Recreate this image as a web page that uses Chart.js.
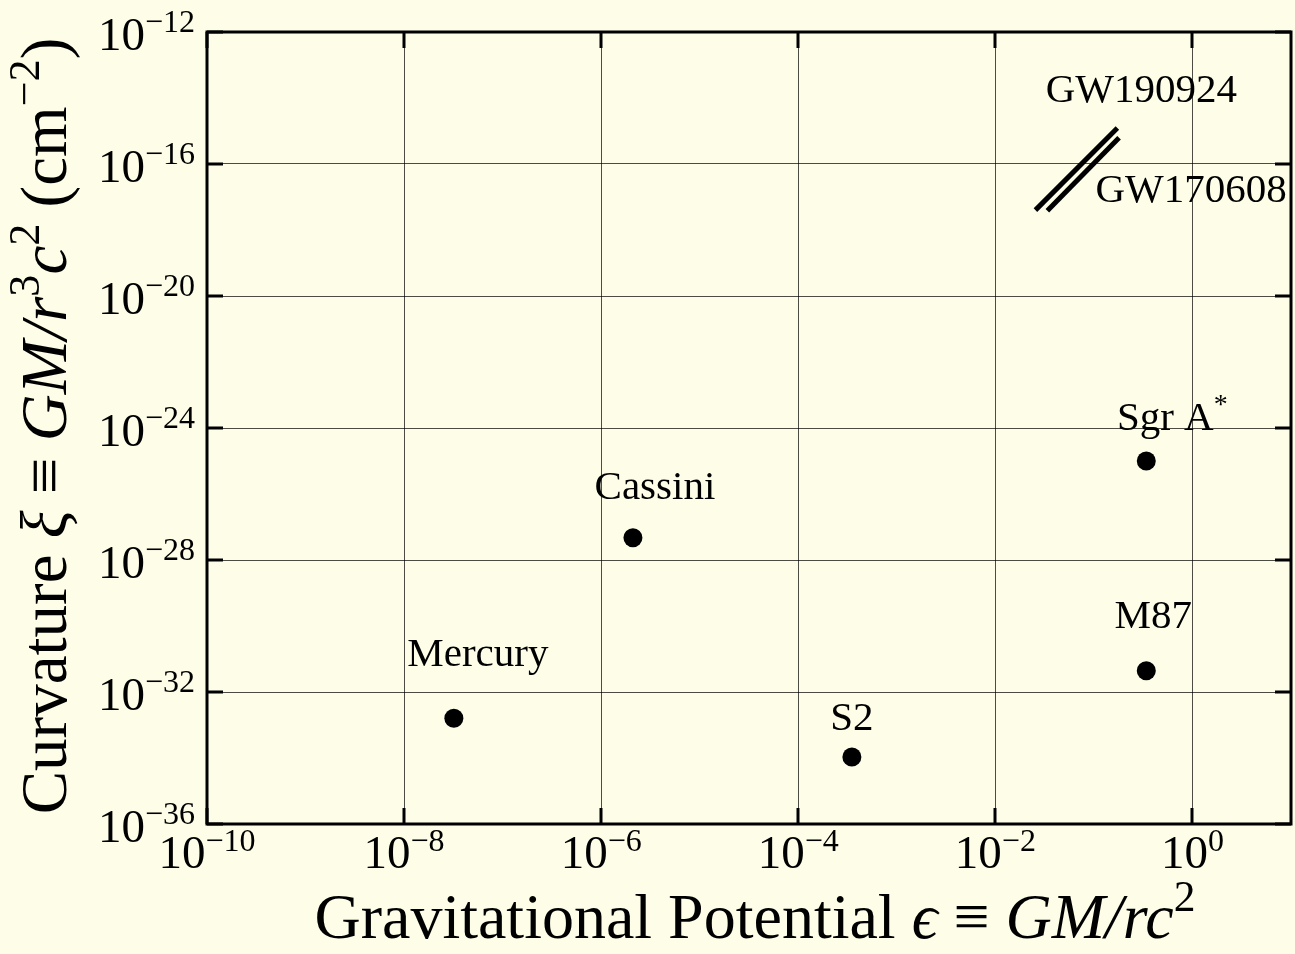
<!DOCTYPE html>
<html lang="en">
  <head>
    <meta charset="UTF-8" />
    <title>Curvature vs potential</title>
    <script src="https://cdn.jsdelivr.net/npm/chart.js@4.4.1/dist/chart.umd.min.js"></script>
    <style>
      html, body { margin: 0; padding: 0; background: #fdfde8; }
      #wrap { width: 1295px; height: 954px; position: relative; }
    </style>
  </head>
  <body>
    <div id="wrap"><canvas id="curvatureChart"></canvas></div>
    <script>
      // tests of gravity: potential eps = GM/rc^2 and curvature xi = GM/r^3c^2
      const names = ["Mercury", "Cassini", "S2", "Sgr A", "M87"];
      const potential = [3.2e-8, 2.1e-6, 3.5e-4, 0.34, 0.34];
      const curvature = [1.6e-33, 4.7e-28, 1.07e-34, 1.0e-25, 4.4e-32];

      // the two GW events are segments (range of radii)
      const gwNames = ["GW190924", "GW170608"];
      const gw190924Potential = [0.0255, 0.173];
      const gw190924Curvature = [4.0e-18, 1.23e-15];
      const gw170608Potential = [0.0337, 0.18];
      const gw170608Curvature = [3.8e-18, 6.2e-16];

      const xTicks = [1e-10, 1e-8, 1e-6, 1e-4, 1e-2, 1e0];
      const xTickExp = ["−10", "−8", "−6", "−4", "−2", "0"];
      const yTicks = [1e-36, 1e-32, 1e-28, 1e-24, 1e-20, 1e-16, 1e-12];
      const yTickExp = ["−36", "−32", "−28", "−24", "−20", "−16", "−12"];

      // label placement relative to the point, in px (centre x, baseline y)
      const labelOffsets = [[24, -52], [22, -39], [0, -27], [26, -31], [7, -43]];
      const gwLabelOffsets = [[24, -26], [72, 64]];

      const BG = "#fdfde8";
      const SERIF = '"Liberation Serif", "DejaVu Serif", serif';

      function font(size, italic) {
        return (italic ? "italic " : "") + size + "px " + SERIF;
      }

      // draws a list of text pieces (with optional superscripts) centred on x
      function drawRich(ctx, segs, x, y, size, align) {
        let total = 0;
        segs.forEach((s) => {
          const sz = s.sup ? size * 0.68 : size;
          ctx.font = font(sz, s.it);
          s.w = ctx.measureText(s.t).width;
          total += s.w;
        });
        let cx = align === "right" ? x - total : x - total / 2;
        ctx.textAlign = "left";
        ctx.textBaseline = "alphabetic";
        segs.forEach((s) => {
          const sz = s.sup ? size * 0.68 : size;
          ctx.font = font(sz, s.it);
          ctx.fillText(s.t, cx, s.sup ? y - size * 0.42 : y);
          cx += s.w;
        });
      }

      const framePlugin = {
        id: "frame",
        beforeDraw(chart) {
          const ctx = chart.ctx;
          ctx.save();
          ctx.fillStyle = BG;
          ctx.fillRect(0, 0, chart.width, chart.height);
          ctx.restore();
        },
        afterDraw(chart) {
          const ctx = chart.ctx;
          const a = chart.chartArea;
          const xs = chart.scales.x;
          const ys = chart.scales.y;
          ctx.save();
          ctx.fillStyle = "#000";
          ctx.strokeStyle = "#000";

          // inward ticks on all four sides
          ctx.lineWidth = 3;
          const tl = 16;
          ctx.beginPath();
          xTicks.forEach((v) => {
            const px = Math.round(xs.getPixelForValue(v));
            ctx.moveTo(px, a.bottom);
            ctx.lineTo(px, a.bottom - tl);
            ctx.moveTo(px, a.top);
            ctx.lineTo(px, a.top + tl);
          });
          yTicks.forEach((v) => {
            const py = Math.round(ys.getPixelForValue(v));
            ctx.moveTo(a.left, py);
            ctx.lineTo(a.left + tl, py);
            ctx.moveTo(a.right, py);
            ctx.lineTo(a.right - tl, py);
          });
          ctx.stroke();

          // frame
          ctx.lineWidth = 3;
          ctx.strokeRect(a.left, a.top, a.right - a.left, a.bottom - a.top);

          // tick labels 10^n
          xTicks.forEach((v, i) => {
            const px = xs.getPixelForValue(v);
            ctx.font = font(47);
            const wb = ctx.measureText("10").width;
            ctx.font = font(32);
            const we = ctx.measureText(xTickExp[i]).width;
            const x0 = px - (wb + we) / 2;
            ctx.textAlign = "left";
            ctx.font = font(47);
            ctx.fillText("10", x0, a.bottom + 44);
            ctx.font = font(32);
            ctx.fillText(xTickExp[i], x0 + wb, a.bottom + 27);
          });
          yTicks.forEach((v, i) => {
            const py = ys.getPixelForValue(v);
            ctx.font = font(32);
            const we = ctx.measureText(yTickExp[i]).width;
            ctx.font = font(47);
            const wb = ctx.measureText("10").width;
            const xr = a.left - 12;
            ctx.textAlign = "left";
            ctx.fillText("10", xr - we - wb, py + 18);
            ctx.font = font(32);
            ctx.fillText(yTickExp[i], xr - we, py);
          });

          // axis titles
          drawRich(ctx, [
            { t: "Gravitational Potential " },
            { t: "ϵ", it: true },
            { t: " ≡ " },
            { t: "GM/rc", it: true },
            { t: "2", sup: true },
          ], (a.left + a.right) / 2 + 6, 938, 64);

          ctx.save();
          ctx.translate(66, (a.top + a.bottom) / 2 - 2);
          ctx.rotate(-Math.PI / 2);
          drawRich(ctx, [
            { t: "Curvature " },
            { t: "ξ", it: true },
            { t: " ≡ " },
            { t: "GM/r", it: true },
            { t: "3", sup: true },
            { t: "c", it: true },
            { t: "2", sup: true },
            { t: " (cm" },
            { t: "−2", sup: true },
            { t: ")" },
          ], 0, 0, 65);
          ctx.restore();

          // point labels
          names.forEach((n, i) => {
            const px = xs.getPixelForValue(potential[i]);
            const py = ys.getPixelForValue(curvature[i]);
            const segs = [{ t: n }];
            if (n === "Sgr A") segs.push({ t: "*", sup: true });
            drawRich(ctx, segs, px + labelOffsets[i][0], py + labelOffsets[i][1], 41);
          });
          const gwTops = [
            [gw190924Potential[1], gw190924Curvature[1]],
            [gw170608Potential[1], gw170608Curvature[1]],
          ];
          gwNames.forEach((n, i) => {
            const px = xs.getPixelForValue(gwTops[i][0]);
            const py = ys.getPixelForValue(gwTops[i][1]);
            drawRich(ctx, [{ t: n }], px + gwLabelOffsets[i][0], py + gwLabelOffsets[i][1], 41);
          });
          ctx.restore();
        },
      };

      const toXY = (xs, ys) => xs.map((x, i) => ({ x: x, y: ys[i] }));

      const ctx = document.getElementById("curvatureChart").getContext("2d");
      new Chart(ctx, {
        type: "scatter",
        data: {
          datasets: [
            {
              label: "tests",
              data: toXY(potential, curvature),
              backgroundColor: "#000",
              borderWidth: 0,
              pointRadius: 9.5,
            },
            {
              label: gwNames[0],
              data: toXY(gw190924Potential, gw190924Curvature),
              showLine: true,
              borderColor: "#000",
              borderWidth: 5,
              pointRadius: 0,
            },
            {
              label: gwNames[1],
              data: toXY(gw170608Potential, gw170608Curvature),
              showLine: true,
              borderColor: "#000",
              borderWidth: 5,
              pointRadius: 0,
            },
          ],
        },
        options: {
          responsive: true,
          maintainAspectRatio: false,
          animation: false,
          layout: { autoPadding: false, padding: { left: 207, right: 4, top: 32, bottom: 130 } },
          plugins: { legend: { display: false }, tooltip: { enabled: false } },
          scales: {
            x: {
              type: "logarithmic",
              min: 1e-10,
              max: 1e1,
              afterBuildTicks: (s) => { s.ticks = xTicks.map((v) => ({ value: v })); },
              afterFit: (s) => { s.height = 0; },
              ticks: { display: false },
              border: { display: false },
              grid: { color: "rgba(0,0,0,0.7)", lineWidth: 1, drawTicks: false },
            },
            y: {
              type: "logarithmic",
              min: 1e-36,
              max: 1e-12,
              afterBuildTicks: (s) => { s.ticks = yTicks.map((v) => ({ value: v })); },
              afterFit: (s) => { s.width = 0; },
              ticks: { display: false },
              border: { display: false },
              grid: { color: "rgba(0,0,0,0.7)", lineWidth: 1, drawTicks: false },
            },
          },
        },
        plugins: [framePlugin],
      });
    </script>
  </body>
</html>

————————

- Stated task -
Would you reproduce the lines above, from the very first through the line containing "1.07e-34, 1.0e-25, 4.4e-32];", exactly and without the pictures?

- In response -
Recreate this image as a web page that uses Chart.js.
<!DOCTYPE html>
<html lang="en">
  <head>
    <meta charset="UTF-8" />
    <title>Curvature vs potential</title>
    <script src="https://cdn.jsdelivr.net/npm/chart.js@4.4.1/dist/chart.umd.min.js"></script>
    <style>
      html, body { margin: 0; padding: 0; background: #fdfde8; }
      #wrap { width: 1295px; height: 954px; position: relative; }
    </style>
  </head>
  <body>
    <div id="wrap"><canvas id="curvatureChart"></canvas></div>
    <script>
      // tests of gravity: potential eps = GM/rc^2 and curvature xi = GM/r^3c^2
      const names = ["Mercury", "Cassini", "S2", "Sgr A", "M87"];
      const potential = [3.2e-8, 2.1e-6, 3.5e-4, 0.34, 0.34];
      const curvature = [1.6e-33, 4.7e-28, 1.07e-34, 1.0e-25, 4.4e-32];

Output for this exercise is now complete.